What you will do:
From the entries below, copy every line holding the word "with".

Recorded information:
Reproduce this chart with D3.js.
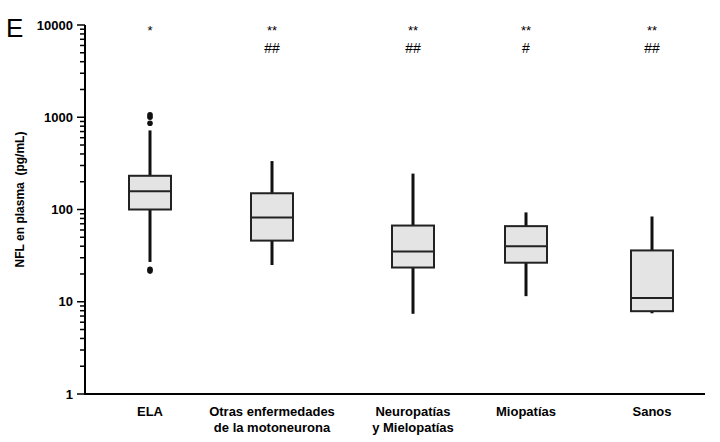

==

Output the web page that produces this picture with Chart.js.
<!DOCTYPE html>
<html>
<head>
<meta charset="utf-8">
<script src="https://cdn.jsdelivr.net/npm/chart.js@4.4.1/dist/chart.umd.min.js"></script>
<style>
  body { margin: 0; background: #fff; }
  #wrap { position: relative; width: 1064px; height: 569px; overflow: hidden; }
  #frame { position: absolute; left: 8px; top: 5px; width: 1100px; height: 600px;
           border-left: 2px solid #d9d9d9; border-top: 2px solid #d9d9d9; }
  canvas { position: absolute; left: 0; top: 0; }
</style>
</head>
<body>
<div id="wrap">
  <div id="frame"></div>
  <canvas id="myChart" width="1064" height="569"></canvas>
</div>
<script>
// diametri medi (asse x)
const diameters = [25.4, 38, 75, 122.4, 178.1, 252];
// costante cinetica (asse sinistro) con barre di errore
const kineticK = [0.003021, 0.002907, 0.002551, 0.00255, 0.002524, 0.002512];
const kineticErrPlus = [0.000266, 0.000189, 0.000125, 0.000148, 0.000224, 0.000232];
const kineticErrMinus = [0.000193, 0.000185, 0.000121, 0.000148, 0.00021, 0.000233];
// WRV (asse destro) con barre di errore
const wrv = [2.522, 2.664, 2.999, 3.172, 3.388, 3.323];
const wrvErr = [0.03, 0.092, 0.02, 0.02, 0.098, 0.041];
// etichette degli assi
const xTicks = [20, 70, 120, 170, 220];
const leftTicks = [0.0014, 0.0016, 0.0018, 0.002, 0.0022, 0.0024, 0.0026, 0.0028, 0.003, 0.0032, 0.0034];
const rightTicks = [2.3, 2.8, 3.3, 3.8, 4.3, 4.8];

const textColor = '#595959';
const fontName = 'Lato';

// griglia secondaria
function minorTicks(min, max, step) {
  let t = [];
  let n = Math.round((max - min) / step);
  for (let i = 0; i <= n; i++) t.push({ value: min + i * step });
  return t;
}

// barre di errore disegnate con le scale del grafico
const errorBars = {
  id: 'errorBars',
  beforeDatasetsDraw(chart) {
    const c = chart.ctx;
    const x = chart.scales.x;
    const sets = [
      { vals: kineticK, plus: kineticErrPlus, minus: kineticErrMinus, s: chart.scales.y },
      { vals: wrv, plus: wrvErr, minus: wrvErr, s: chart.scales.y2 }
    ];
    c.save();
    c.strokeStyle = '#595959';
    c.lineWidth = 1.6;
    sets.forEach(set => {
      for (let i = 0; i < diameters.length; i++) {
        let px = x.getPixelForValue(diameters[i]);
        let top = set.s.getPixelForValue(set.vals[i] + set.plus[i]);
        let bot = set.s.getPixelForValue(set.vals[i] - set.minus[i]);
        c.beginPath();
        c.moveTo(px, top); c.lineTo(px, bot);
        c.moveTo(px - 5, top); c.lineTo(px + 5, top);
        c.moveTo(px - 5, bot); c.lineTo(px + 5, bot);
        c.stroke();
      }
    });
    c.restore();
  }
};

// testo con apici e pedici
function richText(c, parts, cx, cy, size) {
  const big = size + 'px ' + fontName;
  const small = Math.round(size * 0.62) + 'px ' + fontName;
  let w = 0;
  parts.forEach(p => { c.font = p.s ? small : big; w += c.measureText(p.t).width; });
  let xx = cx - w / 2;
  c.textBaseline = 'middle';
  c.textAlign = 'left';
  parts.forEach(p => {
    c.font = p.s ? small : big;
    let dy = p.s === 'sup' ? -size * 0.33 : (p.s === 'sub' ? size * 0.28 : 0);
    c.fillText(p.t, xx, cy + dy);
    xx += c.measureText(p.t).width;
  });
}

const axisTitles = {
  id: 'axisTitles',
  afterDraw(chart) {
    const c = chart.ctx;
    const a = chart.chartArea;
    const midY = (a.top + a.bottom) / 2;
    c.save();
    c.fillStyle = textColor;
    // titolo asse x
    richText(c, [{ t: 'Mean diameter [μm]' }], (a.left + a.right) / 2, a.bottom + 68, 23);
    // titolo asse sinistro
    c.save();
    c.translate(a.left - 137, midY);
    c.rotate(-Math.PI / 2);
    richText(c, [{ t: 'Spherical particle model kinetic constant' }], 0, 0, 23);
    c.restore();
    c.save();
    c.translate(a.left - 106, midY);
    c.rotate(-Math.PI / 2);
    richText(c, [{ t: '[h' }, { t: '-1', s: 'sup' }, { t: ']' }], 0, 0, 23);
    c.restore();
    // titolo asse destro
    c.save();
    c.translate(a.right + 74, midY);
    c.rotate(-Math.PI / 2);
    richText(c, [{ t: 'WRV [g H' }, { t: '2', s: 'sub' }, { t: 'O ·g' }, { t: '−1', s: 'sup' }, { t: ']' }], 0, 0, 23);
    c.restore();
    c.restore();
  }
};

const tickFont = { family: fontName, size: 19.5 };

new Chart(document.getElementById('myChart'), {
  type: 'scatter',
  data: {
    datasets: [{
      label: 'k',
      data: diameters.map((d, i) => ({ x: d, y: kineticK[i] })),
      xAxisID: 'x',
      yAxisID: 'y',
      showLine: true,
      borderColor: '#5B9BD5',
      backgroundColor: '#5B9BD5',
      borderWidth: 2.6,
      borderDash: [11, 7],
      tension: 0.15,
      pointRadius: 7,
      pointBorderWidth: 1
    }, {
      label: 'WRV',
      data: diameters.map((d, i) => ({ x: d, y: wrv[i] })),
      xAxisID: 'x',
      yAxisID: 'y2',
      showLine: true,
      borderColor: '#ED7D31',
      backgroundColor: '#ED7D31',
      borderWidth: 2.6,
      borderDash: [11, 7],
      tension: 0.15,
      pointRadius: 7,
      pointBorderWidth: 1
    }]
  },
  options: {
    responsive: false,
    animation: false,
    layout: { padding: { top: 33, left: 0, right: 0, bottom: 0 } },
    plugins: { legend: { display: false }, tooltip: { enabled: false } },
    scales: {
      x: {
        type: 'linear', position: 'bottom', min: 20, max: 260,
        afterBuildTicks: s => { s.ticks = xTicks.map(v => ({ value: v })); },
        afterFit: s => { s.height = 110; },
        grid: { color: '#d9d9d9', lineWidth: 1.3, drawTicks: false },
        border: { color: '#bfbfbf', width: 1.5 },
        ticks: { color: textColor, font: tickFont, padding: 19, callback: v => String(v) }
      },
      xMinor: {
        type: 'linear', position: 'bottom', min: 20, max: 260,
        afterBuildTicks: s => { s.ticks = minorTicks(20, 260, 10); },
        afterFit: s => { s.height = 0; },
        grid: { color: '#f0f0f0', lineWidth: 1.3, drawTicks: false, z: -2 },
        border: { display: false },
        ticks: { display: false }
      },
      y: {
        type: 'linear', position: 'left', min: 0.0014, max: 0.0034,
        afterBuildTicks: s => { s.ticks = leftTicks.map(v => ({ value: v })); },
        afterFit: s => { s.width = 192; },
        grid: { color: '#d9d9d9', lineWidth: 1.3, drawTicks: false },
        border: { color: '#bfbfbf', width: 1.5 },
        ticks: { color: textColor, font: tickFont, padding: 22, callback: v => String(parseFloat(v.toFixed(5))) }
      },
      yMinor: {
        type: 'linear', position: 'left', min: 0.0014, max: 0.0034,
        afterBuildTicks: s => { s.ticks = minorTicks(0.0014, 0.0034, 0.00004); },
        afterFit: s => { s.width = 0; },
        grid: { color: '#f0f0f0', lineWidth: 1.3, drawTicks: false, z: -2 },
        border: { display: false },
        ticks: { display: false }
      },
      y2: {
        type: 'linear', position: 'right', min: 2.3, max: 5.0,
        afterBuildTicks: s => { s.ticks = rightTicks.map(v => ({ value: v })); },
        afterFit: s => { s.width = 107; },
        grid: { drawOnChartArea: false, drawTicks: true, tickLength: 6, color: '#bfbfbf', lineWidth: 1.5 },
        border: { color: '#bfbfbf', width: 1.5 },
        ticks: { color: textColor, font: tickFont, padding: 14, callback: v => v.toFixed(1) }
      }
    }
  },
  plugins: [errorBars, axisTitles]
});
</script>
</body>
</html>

Expected output:
Reproduce this chart with D3.js.
Output the web page that produces this picture with Chart.js.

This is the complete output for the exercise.